Pankaj Malik: The balance has decisively shifted from what technologies organisations adopt to how well those technologies work together. Adoption is no longer a differentiator; integration is. Enterprises have realised that isolated technology investments create speed in pockets, but integration is what creates scale, resilience, and sustained advantage. Digital transformation is increasingly being approached as a system-level capability rather than a series of projects. Leaders are prioritising coherence over complexity, designing technology environments that behave as unified systems rather than collections of tools and technologies. This shift reflects a growing recognition that value is created in day-to-day execution, where systems must perform reliably under real business pressure.

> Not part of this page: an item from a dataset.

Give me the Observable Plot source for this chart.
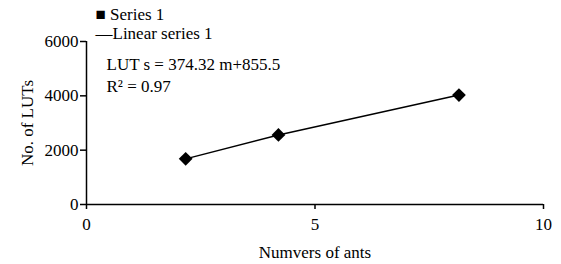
<!DOCTYPE html>
<html><head><meta charset="utf-8">
<script src="https://cdn.jsdelivr.net/npm/d3@7"></script>
<script src="https://cdn.jsdelivr.net/npm/@observablehq/plot@0.6"></script>
<style>
body{margin:0;background:#fff}
svg, svg text{font-family:"Liberation Serif","Times New Roman",serif !important;}
</style>
</head><body><div id="chart"></div>
<script>
const ants = [2.17, 4.2, 8.15];
const luts = [1680, 2560, 4030];
const xTicks = [0, 5, 10];
const yTicks = [0, 2000, 4000, 6000];
const legendSeries = "Series 1";
const legendLinear = "Linear series 1";
const equation = "LUT s = 374.32 m+855.5";
const rsq = "R² = 0.97";
const data = ants.map((a, i) => ({ants: a, luts: luts[i]}));

const chart = Plot.plot({
  width: 561, height: 264,
  marginLeft: 86, marginRight: 18, marginTop: 41, marginBottom: 60,
  style: {fontFamily: "Liberation Serif", fontSize: "17px", color: "#000", background: "#fff"},
  x: {domain: [0, 10]},
  y: {domain: [0, 6000]},
  marks: [
    Plot.axisX({ticks: xTicks, tickFormat: d3.format("d"), tickSize: 5, tickPadding: 8, label: "Numvers of ants", labelAnchor: "center", labelArrow: false, labelOffset: 53, strokeWidth: 1.5}),
    Plot.axisY({ticks: yTicks, tickFormat: d3.format("d"), tickSize: 6, tickPadding: 2, label: "No. of LUTs", labelAnchor: "center", labelArrow: false, labelOffset: 66, strokeWidth: 1.5}),
    Plot.ruleY([0], {stroke: "#000", strokeWidth: 1.5}),
    Plot.ruleX([0], {stroke: "#000", strokeWidth: 1.5}),
    Plot.line(data, {x: "ants", y: "luts", stroke: "#000", strokeWidth: 1.5}),
    Plot.dot(data, {x: "ants", y: "luts", symbol: "diamond2", r: 6.2, fill: "#000", stroke: "none"}),
    Plot.text(["■ " + legendSeries], {frameAnchor: "top-left", dx: 9, dy: -34, fill: "#000", textAnchor: "start"}),
    Plot.text(["—" + legendLinear], {frameAnchor: "top-left", dx: 9, dy: -15, fill: "#000", textAnchor: "start"}),
    Plot.text([equation], {frameAnchor: "top-left", dx: 20, dy: 16, fill: "#000", textAnchor: "start"}),
    Plot.text([rsq], {frameAnchor: "top-left", dx: 20, dy: 38, fill: "#000", textAnchor: "start"})
  ]
});
document.getElementById("chart").append(chart);
</script></body></html>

This requires clear ownership, architectural discipline, and continuous optimisation. As a result, enterprises are redefining success: not by how quickly they adopt new technologies, but by how seamlessly those technologies integrate into operations, decision-making, and customer experience. At Invenia, we see this inflection point clearly: organisations that treat integration as a core capability, rather than a post-adoption step, are the ones building durable digital advantage. In the next phase of transformation, it won’t be the fastest adopters who win—but those who integrate with intent and operate with confidence at scale.

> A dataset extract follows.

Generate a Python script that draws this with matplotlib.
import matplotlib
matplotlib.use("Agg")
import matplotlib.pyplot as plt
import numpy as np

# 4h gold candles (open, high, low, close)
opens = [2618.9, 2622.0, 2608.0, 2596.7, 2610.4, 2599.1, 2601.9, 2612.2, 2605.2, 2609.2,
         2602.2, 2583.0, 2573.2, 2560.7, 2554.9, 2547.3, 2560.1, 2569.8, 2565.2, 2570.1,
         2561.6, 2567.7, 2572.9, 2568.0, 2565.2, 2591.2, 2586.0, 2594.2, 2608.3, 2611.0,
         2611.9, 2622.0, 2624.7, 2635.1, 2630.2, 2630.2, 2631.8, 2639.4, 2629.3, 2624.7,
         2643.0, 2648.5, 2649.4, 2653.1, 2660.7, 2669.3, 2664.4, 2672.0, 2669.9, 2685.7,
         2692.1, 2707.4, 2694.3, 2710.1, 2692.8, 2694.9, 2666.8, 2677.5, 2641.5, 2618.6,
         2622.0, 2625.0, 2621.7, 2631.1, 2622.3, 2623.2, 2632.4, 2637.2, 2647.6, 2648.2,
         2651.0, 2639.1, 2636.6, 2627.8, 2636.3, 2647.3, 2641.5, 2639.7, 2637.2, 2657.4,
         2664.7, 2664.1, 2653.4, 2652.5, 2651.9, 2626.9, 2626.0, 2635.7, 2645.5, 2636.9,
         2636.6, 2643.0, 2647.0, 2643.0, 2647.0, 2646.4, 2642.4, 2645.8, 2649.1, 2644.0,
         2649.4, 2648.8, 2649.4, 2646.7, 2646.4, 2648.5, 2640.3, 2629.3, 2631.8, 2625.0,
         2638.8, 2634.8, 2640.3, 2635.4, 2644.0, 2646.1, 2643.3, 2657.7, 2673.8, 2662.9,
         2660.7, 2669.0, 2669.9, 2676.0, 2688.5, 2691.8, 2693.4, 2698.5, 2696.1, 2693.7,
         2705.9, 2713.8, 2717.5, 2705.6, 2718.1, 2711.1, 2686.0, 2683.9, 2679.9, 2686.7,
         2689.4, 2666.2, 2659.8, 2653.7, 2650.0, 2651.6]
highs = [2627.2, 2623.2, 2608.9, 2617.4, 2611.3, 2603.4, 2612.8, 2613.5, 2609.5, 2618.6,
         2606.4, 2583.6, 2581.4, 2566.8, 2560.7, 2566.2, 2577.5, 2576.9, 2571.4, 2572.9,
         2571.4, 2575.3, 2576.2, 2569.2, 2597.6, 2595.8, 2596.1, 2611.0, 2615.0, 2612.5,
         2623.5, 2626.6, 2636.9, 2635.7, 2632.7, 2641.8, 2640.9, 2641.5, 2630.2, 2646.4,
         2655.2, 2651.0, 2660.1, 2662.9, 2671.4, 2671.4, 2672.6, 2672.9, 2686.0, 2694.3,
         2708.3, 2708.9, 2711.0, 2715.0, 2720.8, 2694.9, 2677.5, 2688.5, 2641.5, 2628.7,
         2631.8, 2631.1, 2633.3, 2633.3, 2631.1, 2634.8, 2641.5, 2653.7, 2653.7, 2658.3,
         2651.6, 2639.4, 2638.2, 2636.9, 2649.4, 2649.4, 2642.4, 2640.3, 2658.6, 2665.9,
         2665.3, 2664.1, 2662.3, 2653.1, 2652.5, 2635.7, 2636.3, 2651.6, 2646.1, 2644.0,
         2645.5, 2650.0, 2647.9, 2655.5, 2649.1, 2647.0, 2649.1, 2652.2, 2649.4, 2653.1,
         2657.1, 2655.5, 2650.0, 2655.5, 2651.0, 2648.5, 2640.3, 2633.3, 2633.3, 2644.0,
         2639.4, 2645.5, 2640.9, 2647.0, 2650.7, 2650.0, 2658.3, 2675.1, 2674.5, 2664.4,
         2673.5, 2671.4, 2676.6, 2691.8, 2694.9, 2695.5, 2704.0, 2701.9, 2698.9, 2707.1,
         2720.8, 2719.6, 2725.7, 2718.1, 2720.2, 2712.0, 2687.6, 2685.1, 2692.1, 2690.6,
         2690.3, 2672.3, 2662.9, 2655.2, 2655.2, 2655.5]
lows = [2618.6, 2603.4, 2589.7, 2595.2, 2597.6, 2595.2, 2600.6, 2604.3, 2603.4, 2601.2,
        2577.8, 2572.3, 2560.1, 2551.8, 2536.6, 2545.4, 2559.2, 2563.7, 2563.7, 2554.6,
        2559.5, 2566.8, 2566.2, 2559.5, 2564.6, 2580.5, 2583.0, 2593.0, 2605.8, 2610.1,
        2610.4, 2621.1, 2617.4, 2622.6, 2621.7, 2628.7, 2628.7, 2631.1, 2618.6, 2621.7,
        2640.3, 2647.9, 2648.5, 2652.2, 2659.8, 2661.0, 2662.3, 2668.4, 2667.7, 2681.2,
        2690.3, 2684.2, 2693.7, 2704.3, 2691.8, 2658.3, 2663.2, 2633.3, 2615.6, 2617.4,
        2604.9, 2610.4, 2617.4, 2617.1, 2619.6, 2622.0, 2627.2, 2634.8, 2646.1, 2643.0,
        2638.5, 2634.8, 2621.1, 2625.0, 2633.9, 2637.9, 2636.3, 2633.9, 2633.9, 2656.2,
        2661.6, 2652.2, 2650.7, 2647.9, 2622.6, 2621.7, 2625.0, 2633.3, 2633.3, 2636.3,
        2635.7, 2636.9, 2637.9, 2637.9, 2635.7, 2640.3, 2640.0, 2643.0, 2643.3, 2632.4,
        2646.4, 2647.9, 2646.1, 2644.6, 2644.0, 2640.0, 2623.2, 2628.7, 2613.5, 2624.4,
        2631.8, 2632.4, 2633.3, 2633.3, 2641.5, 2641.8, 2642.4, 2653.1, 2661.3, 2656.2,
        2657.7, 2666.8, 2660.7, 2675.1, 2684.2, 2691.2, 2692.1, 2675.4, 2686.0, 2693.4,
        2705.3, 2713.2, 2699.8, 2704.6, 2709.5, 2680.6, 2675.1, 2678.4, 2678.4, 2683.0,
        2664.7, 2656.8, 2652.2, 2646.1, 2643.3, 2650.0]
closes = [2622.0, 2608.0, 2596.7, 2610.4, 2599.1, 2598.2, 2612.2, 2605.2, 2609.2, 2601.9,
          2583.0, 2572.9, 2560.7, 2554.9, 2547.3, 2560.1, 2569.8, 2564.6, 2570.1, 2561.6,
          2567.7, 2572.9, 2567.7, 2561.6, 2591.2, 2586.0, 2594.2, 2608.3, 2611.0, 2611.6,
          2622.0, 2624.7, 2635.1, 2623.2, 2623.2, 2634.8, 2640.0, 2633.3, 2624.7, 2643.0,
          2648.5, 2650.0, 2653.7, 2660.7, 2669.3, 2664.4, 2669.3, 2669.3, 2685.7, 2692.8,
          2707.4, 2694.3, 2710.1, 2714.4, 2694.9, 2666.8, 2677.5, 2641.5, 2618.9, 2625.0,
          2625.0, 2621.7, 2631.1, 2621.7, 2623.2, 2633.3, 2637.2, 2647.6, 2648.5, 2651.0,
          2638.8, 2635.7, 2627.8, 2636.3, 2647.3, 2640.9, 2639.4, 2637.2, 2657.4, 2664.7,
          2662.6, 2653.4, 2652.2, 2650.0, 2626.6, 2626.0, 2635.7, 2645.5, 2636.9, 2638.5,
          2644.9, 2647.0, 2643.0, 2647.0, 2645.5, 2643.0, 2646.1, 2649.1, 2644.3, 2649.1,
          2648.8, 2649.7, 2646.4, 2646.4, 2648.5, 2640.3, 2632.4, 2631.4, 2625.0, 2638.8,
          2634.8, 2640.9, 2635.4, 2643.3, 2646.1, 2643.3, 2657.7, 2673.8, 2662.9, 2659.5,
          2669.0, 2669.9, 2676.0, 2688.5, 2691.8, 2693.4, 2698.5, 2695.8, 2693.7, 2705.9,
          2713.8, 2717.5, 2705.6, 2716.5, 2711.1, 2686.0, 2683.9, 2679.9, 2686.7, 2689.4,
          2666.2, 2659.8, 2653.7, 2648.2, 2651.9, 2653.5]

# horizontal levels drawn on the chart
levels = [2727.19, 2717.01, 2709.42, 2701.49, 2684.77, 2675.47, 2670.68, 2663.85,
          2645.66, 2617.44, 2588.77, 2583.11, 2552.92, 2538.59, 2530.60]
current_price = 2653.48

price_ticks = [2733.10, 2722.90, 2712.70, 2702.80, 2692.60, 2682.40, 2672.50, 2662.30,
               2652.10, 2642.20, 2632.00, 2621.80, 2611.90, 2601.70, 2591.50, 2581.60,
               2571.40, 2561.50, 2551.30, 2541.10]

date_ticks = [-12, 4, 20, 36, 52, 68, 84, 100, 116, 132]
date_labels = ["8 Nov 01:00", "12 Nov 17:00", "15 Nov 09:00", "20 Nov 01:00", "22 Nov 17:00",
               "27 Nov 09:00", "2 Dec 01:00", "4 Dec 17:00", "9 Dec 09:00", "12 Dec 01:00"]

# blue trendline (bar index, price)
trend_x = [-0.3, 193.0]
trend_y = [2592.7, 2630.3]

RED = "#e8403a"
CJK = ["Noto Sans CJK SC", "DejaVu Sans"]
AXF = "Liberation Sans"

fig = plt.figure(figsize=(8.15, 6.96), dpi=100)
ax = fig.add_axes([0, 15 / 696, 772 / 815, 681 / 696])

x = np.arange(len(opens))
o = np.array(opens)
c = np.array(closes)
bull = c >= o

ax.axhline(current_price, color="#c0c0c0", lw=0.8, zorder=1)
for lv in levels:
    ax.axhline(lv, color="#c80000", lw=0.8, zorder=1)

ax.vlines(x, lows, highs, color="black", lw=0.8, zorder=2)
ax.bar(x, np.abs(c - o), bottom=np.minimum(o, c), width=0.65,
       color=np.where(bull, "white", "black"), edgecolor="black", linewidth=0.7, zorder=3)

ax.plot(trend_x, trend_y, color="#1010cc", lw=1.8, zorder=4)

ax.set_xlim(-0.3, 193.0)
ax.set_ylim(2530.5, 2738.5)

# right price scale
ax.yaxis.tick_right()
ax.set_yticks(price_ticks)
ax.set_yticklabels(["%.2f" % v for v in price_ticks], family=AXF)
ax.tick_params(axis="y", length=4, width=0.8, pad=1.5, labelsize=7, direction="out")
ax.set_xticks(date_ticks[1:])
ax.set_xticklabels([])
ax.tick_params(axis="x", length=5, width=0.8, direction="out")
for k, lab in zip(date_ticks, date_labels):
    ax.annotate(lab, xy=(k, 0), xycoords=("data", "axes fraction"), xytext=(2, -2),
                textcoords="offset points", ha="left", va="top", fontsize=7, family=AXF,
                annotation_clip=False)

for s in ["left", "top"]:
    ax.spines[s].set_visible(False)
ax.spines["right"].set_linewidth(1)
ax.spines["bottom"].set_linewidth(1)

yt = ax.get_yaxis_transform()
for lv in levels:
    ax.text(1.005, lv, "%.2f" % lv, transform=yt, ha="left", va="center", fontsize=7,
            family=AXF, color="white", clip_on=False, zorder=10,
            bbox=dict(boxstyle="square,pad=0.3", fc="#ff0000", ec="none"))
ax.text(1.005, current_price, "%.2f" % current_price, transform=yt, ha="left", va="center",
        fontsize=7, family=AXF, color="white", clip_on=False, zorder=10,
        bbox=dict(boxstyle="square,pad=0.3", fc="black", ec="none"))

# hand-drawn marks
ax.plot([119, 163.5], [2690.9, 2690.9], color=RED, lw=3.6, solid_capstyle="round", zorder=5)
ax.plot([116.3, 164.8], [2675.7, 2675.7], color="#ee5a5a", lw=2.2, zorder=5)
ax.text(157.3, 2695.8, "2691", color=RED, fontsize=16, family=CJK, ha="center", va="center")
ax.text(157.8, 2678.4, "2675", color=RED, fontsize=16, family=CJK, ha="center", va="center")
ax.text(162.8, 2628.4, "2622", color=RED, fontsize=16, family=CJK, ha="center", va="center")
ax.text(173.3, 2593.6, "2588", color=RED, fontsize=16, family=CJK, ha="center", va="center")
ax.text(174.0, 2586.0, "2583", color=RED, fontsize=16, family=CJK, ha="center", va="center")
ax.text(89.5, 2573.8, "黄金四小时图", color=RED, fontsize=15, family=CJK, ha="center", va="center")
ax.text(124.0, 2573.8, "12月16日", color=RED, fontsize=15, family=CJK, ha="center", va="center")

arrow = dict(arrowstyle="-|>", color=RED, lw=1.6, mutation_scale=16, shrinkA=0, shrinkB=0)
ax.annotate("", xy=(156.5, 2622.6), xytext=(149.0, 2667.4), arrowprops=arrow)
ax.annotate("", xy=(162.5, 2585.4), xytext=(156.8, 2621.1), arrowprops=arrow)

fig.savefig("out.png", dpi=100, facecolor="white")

TAM: Invenia operates at the intersection of infrastructure, cloud, and automation. What, in your view, defines true digital maturity for organizations today?

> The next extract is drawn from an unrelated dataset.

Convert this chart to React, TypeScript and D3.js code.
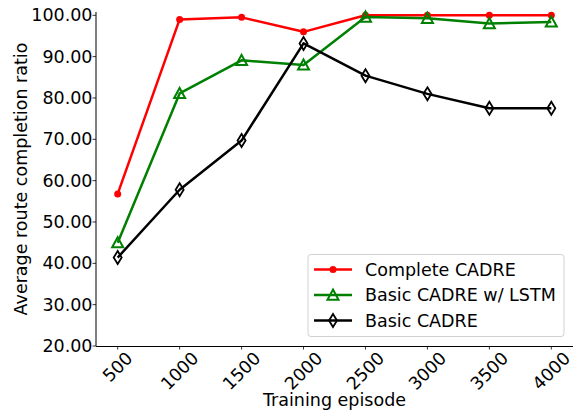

True digital maturity is not defined by the scale of technology adoption, but by the quality of outcomes it consistently delivers. It is enabled by an organisations’ ability to engineer infrastructure, cloud, and automation as a single, intelligent operating unit rather than as disconnected technology layers. Mature organisations are building systems that are dependable, adaptable, and aligned to business intent day after day, not just during transformation phases.
At Invenia, digital infrastructure, cloud, and automation are no longer visible as separate layers. They operate as a unified system, enabling us to focus on growth, resilience, and customer value rather than operational friction. Hence, decisions are faster, and performance is measured by impact, not uptime alone.
Digitally mature enterprises also exhibit a clear shift in mindset, from reacting to change to anticipating it. They design for volatility, embed governance into execution, and use automation and intelligence to create consistency at scale. As a result, technology becomes a strategic enabler of confidence: the confidence to innovate, to expand, and to operate in increasingly complex digital environments without losing control. Ultimately, digital maturity is achieved when technology stops being a conversation in itself and becomes an invisible force multiplier for business ambition.
TAM: With enterprises moving toward data-driven decision-making, how can leaders ensure that analytics and AI are creating real business value rather than just technological complexity?
Pankaj Malik: Leaders must anchor their investments in AI and analytics to clearly define business outcomes from the onset rather than treating them as standalone business initiatives. The challenge today is not the availability of data but the ability to translate it into actionable intelligence that improves operations, elevates customer experience, and drives sustainable profitability at scale.
True value emerges when the entire data journey is modernised with cloud-native infrastructure capable of supporting high-density AI workloads and embedded automation that reduces complexity. At Invenia, through our transformational delivery models, we focus on eliminating fragmentation by unifying data foundations with intelligent infrastructure and autonomous operations, ensuring that insights flow seamlessly into decision-making.
When AI is woven into the fabric of operations and not just bolted on, enterprises are enabled with improvement in speed, accuracy, and resource efficiency while maintaining governance, security and business alignment.
TAM: The technology industry is witnessing rapid convergence from edge to cloud to AI. How is Invenia preparing for this convergence, and what opportunities or challenges do you foresee emerging from it?
Pankaj Malik: We view the convergence of edge, cloud, and AI not as parallel technology tracks but as the foundation of a unified, intelligent digital ecosystem. Our focus is on architecting integrated digital infrastructure that can operate autonomously, scale dynamically, and deliver real-time performance.
We are expanding our capabilities across green, AI-ready, and next-gen edge data centres designed to process data closer to the source, enabling ultra-low latency applications and meet evolving sovereignty and regulatory requirements. In parallel, we are strengthening our cloud portfolio to support hybrid, AI-ready environments that can deal with high-performance and mission-critical workloads.
Automation and AI are being embedded across the operational fabric to enable predictive monitoring, continuous optimization, and stronger security. This convergence creates significant opportunities for us to deliver new digital services, unlock industry-specific use cases, and provide enterprises with digital infrastructure that is faster, more resilient, and inherently adaptive.
At the same time, this shift brings real challenges around interoperability, regulatory compliance, and the ability to scale AI-capable environments efficiently. However, the trajectory is clear – the future belongs to infrastructure that is intelligent, distributed, and seamlessly orchestrated, and systems that perform, adapt, and self-govern at scale.
TAM: Beyond technology enablement, what is your long-term vision for Invenia’s role in shaping a more resilient, innovation-led digital ecosystem in India and globally?
Pankaj Malik: Invenia’s long-term vision extends well beyond the deployment of technology. We see ourselves as a shaper of the digital ecosystems that will define the next phase of economic and industrial growth. Our ambition is to help build infrastructure that is inherently intelligent, resilient, adaptive, and capable of not only supporting innovation but actively accelerating it.
We want to create deeply-integrated digital environments where automation, AI, and advanced connectivity converge seamlessly. By simplifying complexity and bringing end-to-end accountability, we enable enterprises to innovate with greater speed, confidence, and operational clarity, transforming ideas into scalable, real-world outcomes.
As India strengthens its position as a global digital powerhouse, we believe Invenia has a foundational role to play in advancing the nation’s digital backbone, while contributing meaningfully to global progress across cloud, networks, and autonomous operations. Ultimately, our purpose is to help shape future-ready digital ecosystems which are high-performing, secure, and resilient by design, capable of powering industries, economies, and innovation at scale.